Bio: Ian Foster is Senior Scientist and Distinguished Fellow, and director of the Data Science and Learning Division, at Argonne National Laboratory, and the Arthur Holly Compton Distinguished Service Professor of Computer Science at the University of Chicago. He has a BSc degree from the University of Canterbury, New Zealand, and a PhD from Imperial College, United Kingdom, both in computer science. His research is in distributed, parallel, and data-intensive computing technologies, and applications to scientific problems.

Systems for ML and ML for Systems: A Virtuous Cycle

by Kunle Olukotun (Stanford University and SambaNova Systems)
Thursday, November 3rd — 14h30 – 15h30
Chair: Viktor Prasana (USC, USA)

Abstract: This talk is about the virtuous interplay between machine learning (ML) and systems. I will show examples of how systems optimized for ML computation can be used to train more accurate and capable ML models and how these ML models can be used to improve upon the ad-hoc heuristics used in system design and management. These improved systems can then be used to train better ML models. The latest trend in ML is the development of Foundation models. Foundation models are large pretrained models that have obtained state-of-the-art quality in natural language processing, vision, speech, and other areas. These models are challenging to train and serve because they are characterized by billions of parameters, irregular data access (sparsity) and irregular control flow. I will explain how Reconfigurable Dataflow Accelerators (RDAs) can be designed to accelerate foundation models with these characteristics. SambaNova Systems is using RDA technology to achieve record-setting performance on foundation models. I will describe how the RDAs can also be used to build Taurus, an intelligent network data plane that enables ML models to be used to manage computer networks at full line-rate bandwidths. In particular, a Taurus prototype detects two orders of magnitude more events in a security application than a state-of-the-art system based on conventional network technology.

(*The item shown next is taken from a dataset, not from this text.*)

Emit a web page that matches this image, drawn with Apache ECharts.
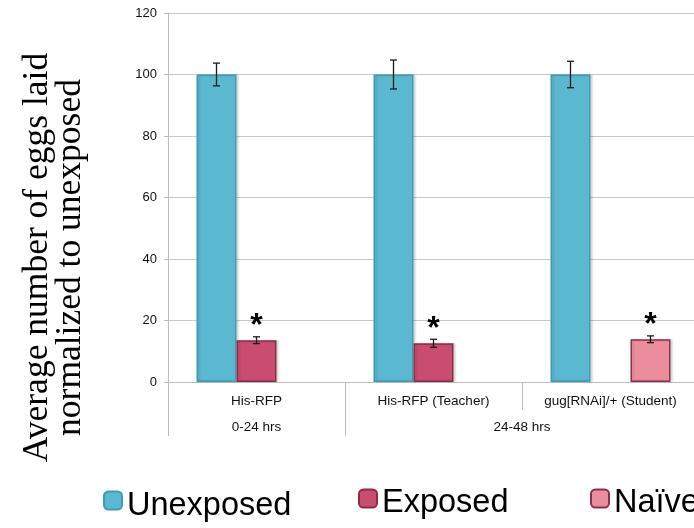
<!DOCTYPE html>
<html>
<head>
<meta charset="utf-8">
<script src="https://cdn.jsdelivr.net/npm/echarts@6/dist/echarts.min.js"></script>
<style>
html,body{margin:0;padding:0;background:#fff;}
#chart{width:694px;height:528px;}
</style>
</head>
<body>
<div id="chart"></div>
<script>
// ---- data ----
const categories = ['His-RFP', 'His-RFP (Teacher)', 'gug[RNAi]/+ (Student)'];
const groupLabels = ['', '0-24 hrs', '', '', '24-48 hrs', '', ''];
const seriesNames = ['Unexposed', 'Exposed', 'Naïve'];
const unexposed = [100, 100, 100];
const unexposedErr = [3.7, 4.7, 4.3];
const exposed = [13.6, 12.6, null];
const exposedErr = [1.1, 1.3, null];
const naive = [null, null, 13.9];
const naiveErr = [null, null, 1.1];
const yTicks = {min: 0, max: 120, interval: 20};

// ---- styling ----
const BAR_W = 40;
const colors = {
  Unexposed: {fill: '#5bb8d1', border: '#3f9bb2'},
  Exposed: {fill: '#c84d70', border: '#8a2c48'},
  'Naïve': {fill: '#ec8d9e', border: '#8a3048'}
};
const FONT = 'Liberation Sans, Arial, Helvetica, sans-serif';

const values = [unexposed, exposed, naive];
const errs = [unexposedErr, exposedErr, naiveErr];

const errData = [];
values.forEach((arr, s) => {
  arr.forEach((v, i) => {
    if (v != null && errs[s][i] != null) errData.push([i, v, errs[s][i], s]);
  });
});

function barSeries(name, data, withStar) {
  return {
    name: name,
    type: 'bar',
    xAxisIndex: 0,
    barWidth: BAR_W,
    barGap: '0%',
    data: data.map(v => v == null ? '-' : v),
    itemStyle: {
      color: colors[name].fill,
      borderColor: colors[name].border,
      borderWidth: 1.5,
      shadowColor: 'rgba(0,0,0,0.12)',
      shadowBlur: 2,
      shadowOffsetX: 2
    },
    label: withStar ? {
      show: true,
      position: 'top',
      distance: -2,
      formatter: '*',
      fontSize: 32,
      fontWeight: 'bold',
      fontFamily: FONT,
      color: '#000'
    } : {show: false},
    z: 2
  };
}

function legendFor(name, left, top, padTop) {
  return {
    data: [name],
    left: left,
    top: top,
    orient: 'horizontal',
    icon: 'roundRect',
    itemWidth: 18,
    itemHeight: 18,
    itemGap: 0,
    padding: 0,
    itemStyle: {borderWidth: 2},
    formatter: n => '{t|' + n + '}',
    textStyle: {
      fontSize: 32.5, color: '#000', fontFamily: FONT,
      rich: {t: {fontSize: 32.5, color: '#000', fontFamily: FONT, padding: [padTop, 0, 0, 0]}}
    }
  };
}

const chart = echarts.init(document.getElementById('chart'), null, {renderer: 'canvas'});
chart.setOption({
  animation: false,
  backgroundColor: '#fff',
  textStyle: {fontFamily: FONT},
  grid: {left: 168, right: -5, top: 13, bottom: 146, containLabel: false, outerBoundsMode: 'none'},
  legend: [
    legendFor('Unexposed', 103, 490, 12),
    legendFor('Exposed', 358, 487, 10),
    legendFor('Naïve', 590, 487, 10)
  ],
  xAxis: [
    {
      type: 'category',
      data: categories,
      position: 'bottom',
      axisLine: {show: true, lineStyle: {color: '#bdbdbd', width: 1}},
      axisTick: {show: true, length: 28, interval: 0, lineStyle: {color: '#bdbdbd'}},
      axisLabel: {interval: 0, margin: 12, fontSize: 13.5, color: '#111', fontFamily: FONT},
      splitLine: {show: false}
    },
    {
      type: 'category',
      data: groupLabels,
      boundaryGap: false,
      position: 'bottom',
      gridIndex: 0,
      axisLine: {show: false},
      axisTick: {show: true, length: 54, interval: (i) => i === 0 || i === 2, lineStyle: {color: '#bdbdbd'}},
      axisLabel: {interval: 0, margin: 38, fontSize: 13.5, color: '#111', fontFamily: FONT},
      splitLine: {show: false}
    }
  ],
  yAxis: {
    type: 'value',
    min: yTicks.min,
    max: yTicks.max,
    interval: yTicks.interval,
    axisLine: {show: true, lineStyle: {color: '#bdbdbd'}},
    axisTick: {show: true, length: 4, lineStyle: {color: '#bdbdbd'}},
    splitLine: {show: true, lineStyle: {color: '#c8c8c8', width: 1.2}},
    axisLabel: {fontSize: 13, color: '#111', margin: 11, fontFamily: FONT},
    name: 'Average number of eggs laid\nnormalized to unexposed',
    nameLocation: 'middle',
    nameRotate: 90,
    nameGap: 81,
    nameTextStyle: {
      fontFamily: 'Liberation Serif, Times New Roman, serif',
      fontSize: 35.5,
      lineHeight: 33,
      color: '#000',
      padding: [0, 120, 0, 0]
    }
  },
  series: [
    barSeries('Unexposed', unexposed, false),
    barSeries('Exposed', exposed, true),
    barSeries('Naïve', naive, true),
    {
      type: 'custom',
      name: 'errors',
      xAxisIndex: 0,
      data: errData,
      z: 5,
      renderItem: function (params, api) {
        const i = api.value(0), v = api.value(1), e = api.value(2), s = api.value(3);
        const off = (s - 1) * BAR_W;
        const top = api.coord([i, v + e]);
        const bot = api.coord([i, v - e]);
        const x = top[0] + off;
        const cap = 3.5;
        const st = {stroke: '#1a1a1a', lineWidth: 1.3};
        return {
          type: 'group',
          children: [
            {type: 'line', shape: {x1: x, y1: top[1], x2: x, y2: bot[1]}, style: st},
            {type: 'line', shape: {x1: x - cap, y1: top[1], x2: x + cap, y2: top[1]}, style: st},
            {type: 'line', shape: {x1: x - cap, y1: bot[1], x2: x + cap, y2: bot[1]}, style: st}
          ]
        };
      }
    }
  ]
});
</script>
</body>
</html>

Bio: Kunle Olukotun is the Cadence Design Professor of Electrical Engineering and Computer Science at Stanford University. Olukotun is a pioneer in multicore processor design and the leader of the Stanford Hydra chip multiprocessor (CMP) research project. He founded Afara Websystems to develop high-throughput, low-power multicore processors for server systems. The Afara multi-core processor, called Niagara, was acquired by Sun Microsystems and now powers Oracle’s SPARC-based servers. In 2017, Olukotun co-founded SambaNova Systems, a Machine Learning and Artificial Intelligence company, and continues to lead as their Chief Technologist.
Olukotun is the Director of the Pervasive Parallel Lab and a member of the Data Analytics tor What’s Next (DAWN) Lab, developing infrastructure for usable machine learning. He is a member of the National Academy of Engineering, an ACM Fellow, and an IEEE Fellow for contributions to multiprocessors on a chip design and the commercialization of this technology. He also received the Harry H. Goode Memorial Award.
Olukotun received his Ph.D. in Computer Engineering from The University of Michigan.